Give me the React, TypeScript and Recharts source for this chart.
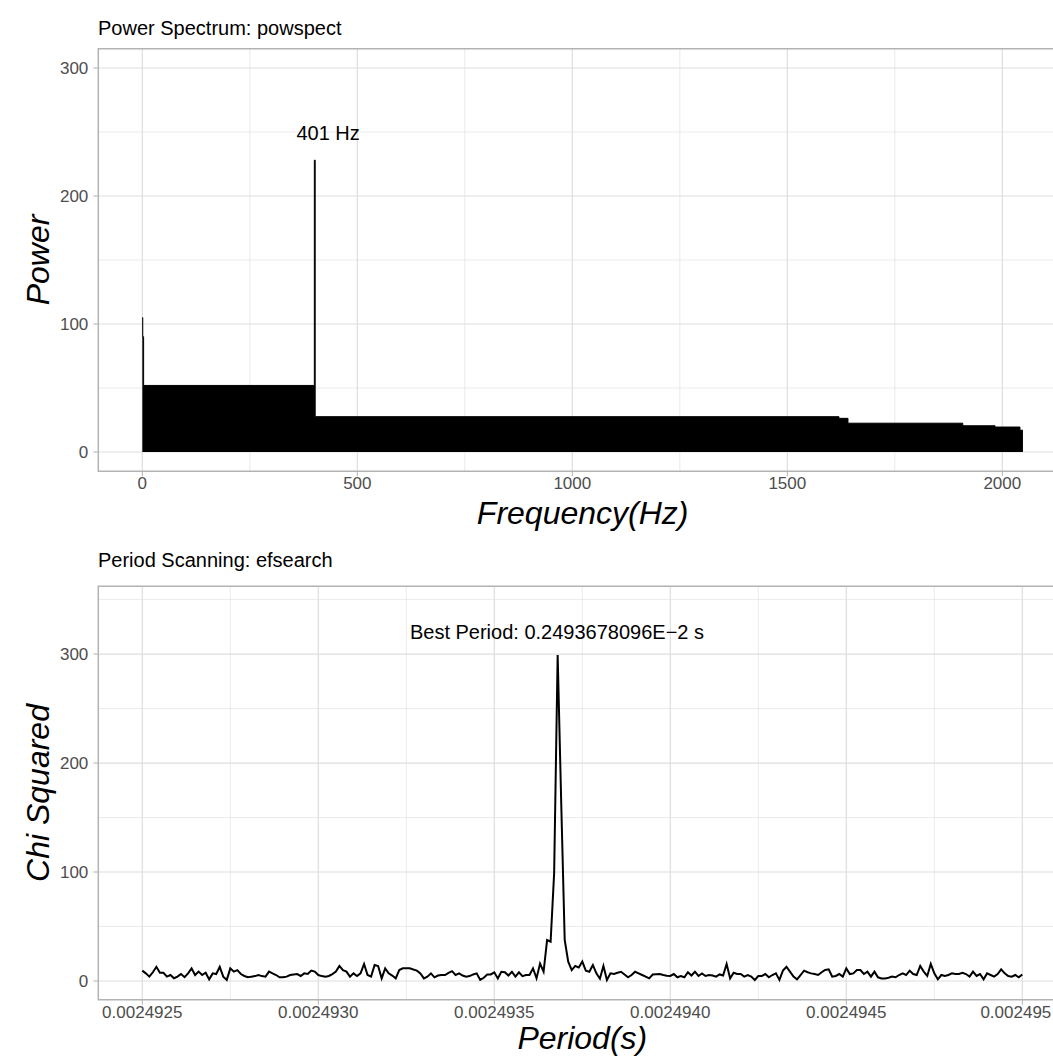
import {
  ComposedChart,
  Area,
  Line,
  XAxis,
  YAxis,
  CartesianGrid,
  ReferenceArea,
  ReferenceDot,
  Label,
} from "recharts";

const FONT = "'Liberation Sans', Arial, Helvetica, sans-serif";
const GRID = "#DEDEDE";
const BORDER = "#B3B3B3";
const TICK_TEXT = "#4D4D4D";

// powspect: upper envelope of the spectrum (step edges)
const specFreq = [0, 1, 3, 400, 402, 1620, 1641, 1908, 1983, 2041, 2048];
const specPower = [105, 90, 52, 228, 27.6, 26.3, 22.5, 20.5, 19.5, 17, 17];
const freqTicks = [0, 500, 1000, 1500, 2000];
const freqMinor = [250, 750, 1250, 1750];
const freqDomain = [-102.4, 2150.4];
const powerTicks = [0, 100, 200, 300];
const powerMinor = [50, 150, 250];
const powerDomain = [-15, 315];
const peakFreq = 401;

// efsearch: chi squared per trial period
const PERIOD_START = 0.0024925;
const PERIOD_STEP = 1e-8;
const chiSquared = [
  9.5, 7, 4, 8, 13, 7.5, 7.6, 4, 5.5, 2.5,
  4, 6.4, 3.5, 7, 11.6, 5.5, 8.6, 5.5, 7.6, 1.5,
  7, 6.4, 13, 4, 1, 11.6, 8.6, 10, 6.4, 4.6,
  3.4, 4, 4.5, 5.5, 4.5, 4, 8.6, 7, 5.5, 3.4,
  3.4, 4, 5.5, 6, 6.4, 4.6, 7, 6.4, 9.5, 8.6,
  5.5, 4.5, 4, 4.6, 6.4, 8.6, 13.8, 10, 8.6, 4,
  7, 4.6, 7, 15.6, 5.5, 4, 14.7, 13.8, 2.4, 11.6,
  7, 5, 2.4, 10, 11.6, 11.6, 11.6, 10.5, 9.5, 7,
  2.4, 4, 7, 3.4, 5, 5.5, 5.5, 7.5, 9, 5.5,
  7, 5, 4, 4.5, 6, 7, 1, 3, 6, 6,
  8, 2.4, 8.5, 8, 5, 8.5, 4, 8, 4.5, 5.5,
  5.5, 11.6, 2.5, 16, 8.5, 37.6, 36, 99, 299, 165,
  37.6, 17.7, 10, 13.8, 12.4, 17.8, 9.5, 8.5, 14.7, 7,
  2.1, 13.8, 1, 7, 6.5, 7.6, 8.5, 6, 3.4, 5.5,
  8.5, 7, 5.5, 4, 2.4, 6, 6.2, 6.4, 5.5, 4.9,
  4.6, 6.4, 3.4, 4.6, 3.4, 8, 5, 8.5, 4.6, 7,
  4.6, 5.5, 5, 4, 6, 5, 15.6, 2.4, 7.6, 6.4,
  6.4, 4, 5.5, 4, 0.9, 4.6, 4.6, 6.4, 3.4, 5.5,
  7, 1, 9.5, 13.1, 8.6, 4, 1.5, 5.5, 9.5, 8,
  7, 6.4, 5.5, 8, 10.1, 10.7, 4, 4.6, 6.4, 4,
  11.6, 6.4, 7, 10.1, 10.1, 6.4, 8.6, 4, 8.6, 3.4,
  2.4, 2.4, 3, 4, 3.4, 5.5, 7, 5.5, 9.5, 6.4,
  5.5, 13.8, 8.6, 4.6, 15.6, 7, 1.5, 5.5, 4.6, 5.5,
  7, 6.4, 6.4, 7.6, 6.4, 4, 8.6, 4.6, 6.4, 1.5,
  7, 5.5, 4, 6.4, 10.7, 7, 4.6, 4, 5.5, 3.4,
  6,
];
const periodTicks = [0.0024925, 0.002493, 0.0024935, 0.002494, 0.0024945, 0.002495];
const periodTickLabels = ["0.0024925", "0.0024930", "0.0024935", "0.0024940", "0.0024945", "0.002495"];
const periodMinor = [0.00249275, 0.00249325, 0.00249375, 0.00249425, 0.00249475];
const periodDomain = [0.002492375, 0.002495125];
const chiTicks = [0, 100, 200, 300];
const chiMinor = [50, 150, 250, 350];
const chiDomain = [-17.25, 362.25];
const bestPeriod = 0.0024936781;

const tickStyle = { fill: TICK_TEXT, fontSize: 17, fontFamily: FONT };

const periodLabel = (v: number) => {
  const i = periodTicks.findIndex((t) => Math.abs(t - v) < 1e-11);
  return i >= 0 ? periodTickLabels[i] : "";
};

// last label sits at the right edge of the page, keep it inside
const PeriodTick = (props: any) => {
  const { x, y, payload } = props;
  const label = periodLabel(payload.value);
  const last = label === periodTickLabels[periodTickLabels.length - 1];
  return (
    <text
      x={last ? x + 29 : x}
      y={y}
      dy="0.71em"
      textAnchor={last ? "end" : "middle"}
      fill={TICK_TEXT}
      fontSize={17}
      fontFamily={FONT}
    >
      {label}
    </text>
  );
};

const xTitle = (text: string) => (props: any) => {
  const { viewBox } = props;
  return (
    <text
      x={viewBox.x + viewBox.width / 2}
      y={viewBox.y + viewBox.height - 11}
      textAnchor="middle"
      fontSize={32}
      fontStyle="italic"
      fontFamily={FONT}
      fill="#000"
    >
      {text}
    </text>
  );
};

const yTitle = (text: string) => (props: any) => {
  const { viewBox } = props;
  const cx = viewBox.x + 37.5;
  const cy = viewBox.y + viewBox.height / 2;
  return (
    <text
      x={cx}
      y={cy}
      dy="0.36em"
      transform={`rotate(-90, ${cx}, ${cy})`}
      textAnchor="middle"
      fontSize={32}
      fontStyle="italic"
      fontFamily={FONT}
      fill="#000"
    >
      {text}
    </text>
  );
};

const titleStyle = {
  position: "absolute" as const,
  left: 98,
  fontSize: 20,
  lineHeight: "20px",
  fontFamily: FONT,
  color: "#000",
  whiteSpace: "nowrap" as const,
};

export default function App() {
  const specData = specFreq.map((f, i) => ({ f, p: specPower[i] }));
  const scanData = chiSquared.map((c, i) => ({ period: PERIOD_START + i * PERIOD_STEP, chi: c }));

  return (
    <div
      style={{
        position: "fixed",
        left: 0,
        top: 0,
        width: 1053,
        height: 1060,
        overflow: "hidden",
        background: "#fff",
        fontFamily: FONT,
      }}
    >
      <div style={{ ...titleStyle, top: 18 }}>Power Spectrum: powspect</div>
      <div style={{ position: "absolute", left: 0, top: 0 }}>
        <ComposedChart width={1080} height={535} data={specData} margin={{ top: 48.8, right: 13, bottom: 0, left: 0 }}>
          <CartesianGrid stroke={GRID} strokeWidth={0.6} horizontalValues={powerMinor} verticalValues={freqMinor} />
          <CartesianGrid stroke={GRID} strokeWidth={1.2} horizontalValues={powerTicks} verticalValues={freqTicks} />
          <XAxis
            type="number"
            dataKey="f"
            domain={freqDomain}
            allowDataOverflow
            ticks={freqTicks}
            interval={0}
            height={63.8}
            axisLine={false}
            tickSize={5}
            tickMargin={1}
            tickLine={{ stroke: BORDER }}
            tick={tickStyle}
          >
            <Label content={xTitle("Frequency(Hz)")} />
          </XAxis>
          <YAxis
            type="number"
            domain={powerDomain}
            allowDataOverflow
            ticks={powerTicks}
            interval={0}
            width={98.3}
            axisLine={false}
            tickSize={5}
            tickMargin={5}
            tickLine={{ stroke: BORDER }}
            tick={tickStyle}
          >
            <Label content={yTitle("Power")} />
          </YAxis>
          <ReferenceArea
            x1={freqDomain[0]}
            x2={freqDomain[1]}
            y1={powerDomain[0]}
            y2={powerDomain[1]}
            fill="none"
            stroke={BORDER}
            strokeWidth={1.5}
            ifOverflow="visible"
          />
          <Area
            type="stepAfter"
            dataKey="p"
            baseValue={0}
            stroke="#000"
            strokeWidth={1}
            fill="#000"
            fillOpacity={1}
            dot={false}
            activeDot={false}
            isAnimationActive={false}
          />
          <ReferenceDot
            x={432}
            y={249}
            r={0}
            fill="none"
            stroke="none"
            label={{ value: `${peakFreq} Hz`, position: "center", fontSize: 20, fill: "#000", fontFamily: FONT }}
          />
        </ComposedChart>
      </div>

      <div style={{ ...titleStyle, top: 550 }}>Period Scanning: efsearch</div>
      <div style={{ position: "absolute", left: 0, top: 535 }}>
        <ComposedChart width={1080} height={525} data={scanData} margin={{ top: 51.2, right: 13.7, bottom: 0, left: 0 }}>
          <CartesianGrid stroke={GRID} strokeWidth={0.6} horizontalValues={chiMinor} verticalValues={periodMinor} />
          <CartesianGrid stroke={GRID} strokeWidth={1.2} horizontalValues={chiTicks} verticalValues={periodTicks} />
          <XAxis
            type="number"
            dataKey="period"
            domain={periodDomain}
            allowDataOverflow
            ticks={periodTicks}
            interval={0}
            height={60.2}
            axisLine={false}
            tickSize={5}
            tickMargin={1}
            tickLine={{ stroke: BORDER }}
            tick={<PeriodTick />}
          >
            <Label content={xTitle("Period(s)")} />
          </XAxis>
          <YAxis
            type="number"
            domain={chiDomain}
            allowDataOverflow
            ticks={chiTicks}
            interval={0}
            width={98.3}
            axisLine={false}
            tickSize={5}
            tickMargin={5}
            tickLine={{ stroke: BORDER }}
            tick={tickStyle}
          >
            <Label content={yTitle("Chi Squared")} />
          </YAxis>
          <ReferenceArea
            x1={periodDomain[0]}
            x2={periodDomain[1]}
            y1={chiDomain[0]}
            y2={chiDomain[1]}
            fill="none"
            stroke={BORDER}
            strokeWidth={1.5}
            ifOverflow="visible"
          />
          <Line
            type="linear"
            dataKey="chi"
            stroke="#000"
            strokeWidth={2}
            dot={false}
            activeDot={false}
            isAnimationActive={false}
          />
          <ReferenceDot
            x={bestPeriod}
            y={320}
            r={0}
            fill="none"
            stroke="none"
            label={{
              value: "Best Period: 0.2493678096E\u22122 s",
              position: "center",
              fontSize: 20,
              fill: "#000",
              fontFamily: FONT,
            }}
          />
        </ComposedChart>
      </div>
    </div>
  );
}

## TASK DIRECTIONS
Please restate the material above line by line, exactly, beginning at its first line and ending with the line that contains "const peakFreq = 401;", without any pictures.

## WRITTEN ANSWER
Give me the React, TypeScript and Recharts source for this chart.
import {
  ComposedChart,
  Area,
  Line,
  XAxis,
  YAxis,
  CartesianGrid,
  ReferenceArea,
  ReferenceDot,
  Label,
} from "recharts";

const FONT = "'Liberation Sans', Arial, Helvetica, sans-serif";
const GRID = "#DEDEDE";
const BORDER = "#B3B3B3";
const TICK_TEXT = "#4D4D4D";

// powspect: upper envelope of the spectrum (step edges)
const specFreq = [0, 1, 3, 400, 402, 1620, 1641, 1908, 1983, 2041, 2048];
const specPower = [105, 90, 52, 228, 27.6, 26.3, 22.5, 20.5, 19.5, 17, 17];
const freqTicks = [0, 500, 1000, 1500, 2000];
const freqMinor = [250, 750, 1250, 1750];
const freqDomain = [-102.4, 2150.4];
const powerTicks = [0, 100, 200, 300];
const powerMinor = [50, 150, 250];
const powerDomain = [-15, 315];
const peakFreq = 401;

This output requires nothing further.